--- start of Information given ---
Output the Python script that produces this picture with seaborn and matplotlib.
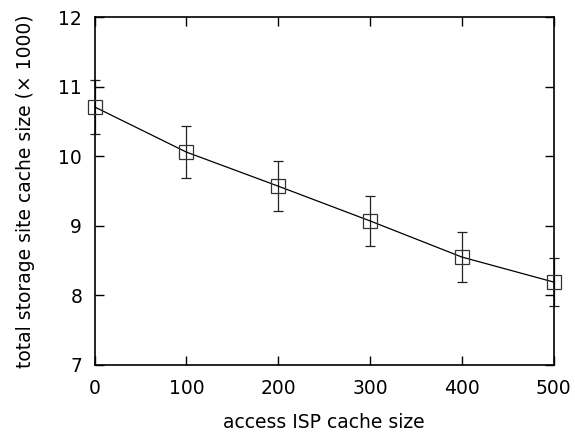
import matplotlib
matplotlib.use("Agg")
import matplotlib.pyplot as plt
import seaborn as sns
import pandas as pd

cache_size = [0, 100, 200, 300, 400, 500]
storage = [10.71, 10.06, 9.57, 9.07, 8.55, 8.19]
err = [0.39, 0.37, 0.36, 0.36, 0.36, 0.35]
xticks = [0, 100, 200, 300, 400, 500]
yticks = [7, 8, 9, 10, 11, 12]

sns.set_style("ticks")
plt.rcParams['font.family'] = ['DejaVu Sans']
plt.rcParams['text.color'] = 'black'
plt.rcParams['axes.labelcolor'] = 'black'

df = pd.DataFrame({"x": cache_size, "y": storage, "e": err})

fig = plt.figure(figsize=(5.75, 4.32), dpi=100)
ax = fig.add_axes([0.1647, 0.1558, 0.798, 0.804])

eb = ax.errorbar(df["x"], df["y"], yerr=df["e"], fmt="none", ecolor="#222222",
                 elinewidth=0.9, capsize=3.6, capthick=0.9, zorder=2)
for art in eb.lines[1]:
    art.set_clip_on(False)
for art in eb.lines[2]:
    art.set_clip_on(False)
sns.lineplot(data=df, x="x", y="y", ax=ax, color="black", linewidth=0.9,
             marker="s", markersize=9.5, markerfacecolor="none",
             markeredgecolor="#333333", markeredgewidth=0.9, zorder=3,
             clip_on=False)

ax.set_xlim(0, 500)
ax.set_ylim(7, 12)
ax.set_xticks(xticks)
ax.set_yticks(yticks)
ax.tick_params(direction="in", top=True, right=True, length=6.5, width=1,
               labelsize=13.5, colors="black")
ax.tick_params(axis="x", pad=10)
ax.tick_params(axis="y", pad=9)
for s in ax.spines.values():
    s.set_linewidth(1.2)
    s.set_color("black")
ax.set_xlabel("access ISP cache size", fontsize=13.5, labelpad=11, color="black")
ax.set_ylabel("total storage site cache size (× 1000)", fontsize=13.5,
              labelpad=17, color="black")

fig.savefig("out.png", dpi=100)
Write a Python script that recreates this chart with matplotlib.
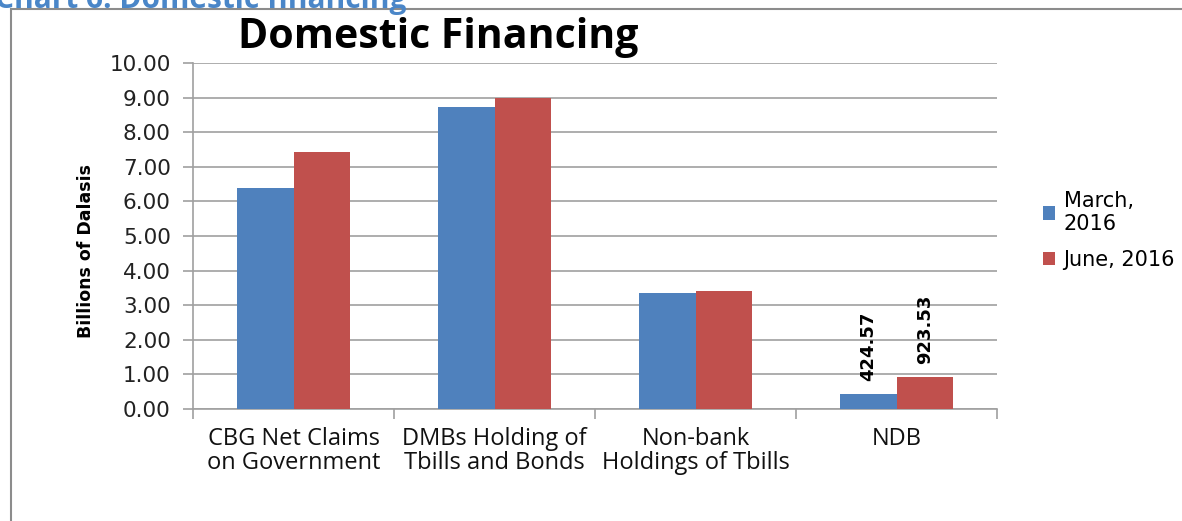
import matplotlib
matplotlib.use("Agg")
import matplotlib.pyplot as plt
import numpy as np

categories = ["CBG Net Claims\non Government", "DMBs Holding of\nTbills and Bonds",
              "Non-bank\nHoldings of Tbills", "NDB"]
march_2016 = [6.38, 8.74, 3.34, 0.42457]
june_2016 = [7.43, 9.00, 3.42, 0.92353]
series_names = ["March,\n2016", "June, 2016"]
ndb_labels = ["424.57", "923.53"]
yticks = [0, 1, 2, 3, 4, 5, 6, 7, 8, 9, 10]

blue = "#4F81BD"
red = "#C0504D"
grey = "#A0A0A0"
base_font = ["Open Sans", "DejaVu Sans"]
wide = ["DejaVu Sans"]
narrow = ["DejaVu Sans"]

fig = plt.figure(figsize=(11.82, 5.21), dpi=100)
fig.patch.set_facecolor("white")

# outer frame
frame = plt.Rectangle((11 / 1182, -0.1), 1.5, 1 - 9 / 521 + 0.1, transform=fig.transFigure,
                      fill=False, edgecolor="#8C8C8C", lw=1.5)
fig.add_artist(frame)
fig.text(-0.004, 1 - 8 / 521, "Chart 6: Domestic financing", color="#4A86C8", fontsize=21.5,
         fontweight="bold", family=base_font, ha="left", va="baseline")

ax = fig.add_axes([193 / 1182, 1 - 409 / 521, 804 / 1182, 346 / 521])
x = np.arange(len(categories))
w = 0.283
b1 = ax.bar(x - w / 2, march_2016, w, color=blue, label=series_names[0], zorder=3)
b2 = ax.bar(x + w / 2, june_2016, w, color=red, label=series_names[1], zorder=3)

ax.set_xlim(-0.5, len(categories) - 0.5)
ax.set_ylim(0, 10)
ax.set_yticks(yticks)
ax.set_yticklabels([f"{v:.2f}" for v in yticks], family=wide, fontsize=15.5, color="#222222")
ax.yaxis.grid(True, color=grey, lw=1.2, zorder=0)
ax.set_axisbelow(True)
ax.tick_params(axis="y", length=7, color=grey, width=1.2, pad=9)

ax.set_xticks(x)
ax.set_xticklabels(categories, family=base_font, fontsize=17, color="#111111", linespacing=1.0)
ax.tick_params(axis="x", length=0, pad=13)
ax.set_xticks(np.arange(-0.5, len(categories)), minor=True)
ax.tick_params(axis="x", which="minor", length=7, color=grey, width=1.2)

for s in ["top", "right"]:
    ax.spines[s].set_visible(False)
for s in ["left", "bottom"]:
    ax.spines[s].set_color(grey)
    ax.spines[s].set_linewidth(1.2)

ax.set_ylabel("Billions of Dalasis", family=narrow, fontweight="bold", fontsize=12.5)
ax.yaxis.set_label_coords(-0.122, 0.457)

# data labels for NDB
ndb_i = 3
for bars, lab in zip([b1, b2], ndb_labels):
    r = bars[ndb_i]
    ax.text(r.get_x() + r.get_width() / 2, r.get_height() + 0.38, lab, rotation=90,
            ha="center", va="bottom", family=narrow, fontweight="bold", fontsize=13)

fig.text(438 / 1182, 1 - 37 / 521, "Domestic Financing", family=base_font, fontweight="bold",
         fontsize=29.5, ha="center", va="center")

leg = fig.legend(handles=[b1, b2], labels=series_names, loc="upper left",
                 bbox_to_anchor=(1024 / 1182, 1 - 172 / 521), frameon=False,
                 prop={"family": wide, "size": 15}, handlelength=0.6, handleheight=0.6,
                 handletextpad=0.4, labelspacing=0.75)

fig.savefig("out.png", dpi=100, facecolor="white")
--- end of Information given ---
● **Direction**:
The lines from the top of the data above through the one holding "ax = fig.add_axes([0.1647, 0.1558, 0.798, 0.804])" are to be repeated exactly, and only those, with no pictures.

● **Correct output**:
Output the Python script that produces this picture with seaborn and matplotlib.
import matplotlib
matplotlib.use("Agg")
import matplotlib.pyplot as plt
import seaborn as sns
import pandas as pd

cache_size = [0, 100, 200, 300, 400, 500]
storage = [10.71, 10.06, 9.57, 9.07, 8.55, 8.19]
err = [0.39, 0.37, 0.36, 0.36, 0.36, 0.35]
xticks = [0, 100, 200, 300, 400, 500]
yticks = [7, 8, 9, 10, 11, 12]

sns.set_style("ticks")
plt.rcParams['font.family'] = ['DejaVu Sans']
plt.rcParams['text.color'] = 'black'
plt.rcParams['axes.labelcolor'] = 'black'

df = pd.DataFrame({"x": cache_size, "y": storage, "e": err})

fig = plt.figure(figsize=(5.75, 4.32), dpi=100)
ax = fig.add_axes([0.1647, 0.1558, 0.798, 0.804])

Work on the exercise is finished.